I am training google/vit-base-patch16-384
for image classification.
When I try to modify the optimizers input to Trainer
, I am running into this error:
RuntimeError: element 0 of tensors does not require grad and does not have a grad_fn
For instance, this setup would throw the error, once the trainer runs a backward pass:
training_args = TrainingArguments(
output_dir="model_output",
remove_unused_columns=False,
evaluation_strategy="epoch",
save_strategy="epoch",
weight_decay=0.0,
max_grad_norm=1.0,
learning_rate=args.learning_rate, # initial learning rate
per_device_train_batch_size=args.per_device_train_batch_size,
gradient_accumulation_steps=args.gradient_accumulation_steps,
per_device_eval_batch_size=args.per_device_eval_batch_size,
num_train_epochs=args.num_train_epochs,
warmup_ratio=args.warmup_ratio,
logging_steps=args.logging_steps,
save_total_limit=args.save_total_limit,
load_best_model_at_end=True,
metric_for_best_model="eval_loss",
greater_is_better=False,
)
optimizer = torch.optim.SGD(model.parameters(), lr=args.learning_rate, momentum=0.9)
num_training_steps = (
len(data["train"]) * args.num_train_epochs // args.per_device_train_batch_size
)
scheduler = get_cosine_schedule_with_warmup(
optimizer,
num_warmup_steps=int(args.warmup_ratio * num_training_steps),
num_training_steps=num_training_steps,
)
trainer = Trainer(
model=model,
args=training_args,
data_collator=data_collator,
train_dataset=data["train"],
eval_dataset=data["val"],
tokenizer=image_processor,
optimizers=(optimizer, scheduler),
compute_metrics=compute_metrics,
callbacks=[
EarlyStoppingCallback(early_stopping_patience=3, early_stopping_threshold=0)
],
)
If I comment out the optimizers
input to Trainer
, then it defaults back to AdamW and the training runs fine. Or, if I set optimizer = torch.optim.AdamW(model.parameters(), lr=args.learning_rate)

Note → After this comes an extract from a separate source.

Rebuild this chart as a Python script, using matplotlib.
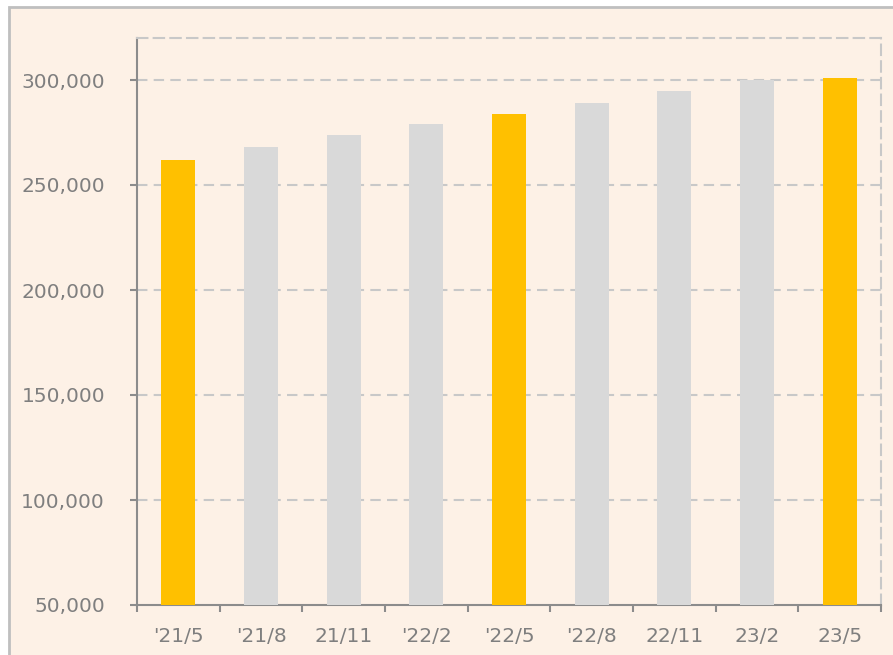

, then it also runs fine. Actually, a few optimizers work here: AdamW, Adam, Adagrad, Rprop, RMSprop (with momentum=0).
Ones that throw the runtime error: SGD (with and without momentum), ASGD, RMSprop with momentum =/= 0.
That’s all I have tested so far… Any ideas why some optimisers are throwing the error, but some are not? I am trying to reproduce the fine-tuning approach from the ViT paper, where they use SGD.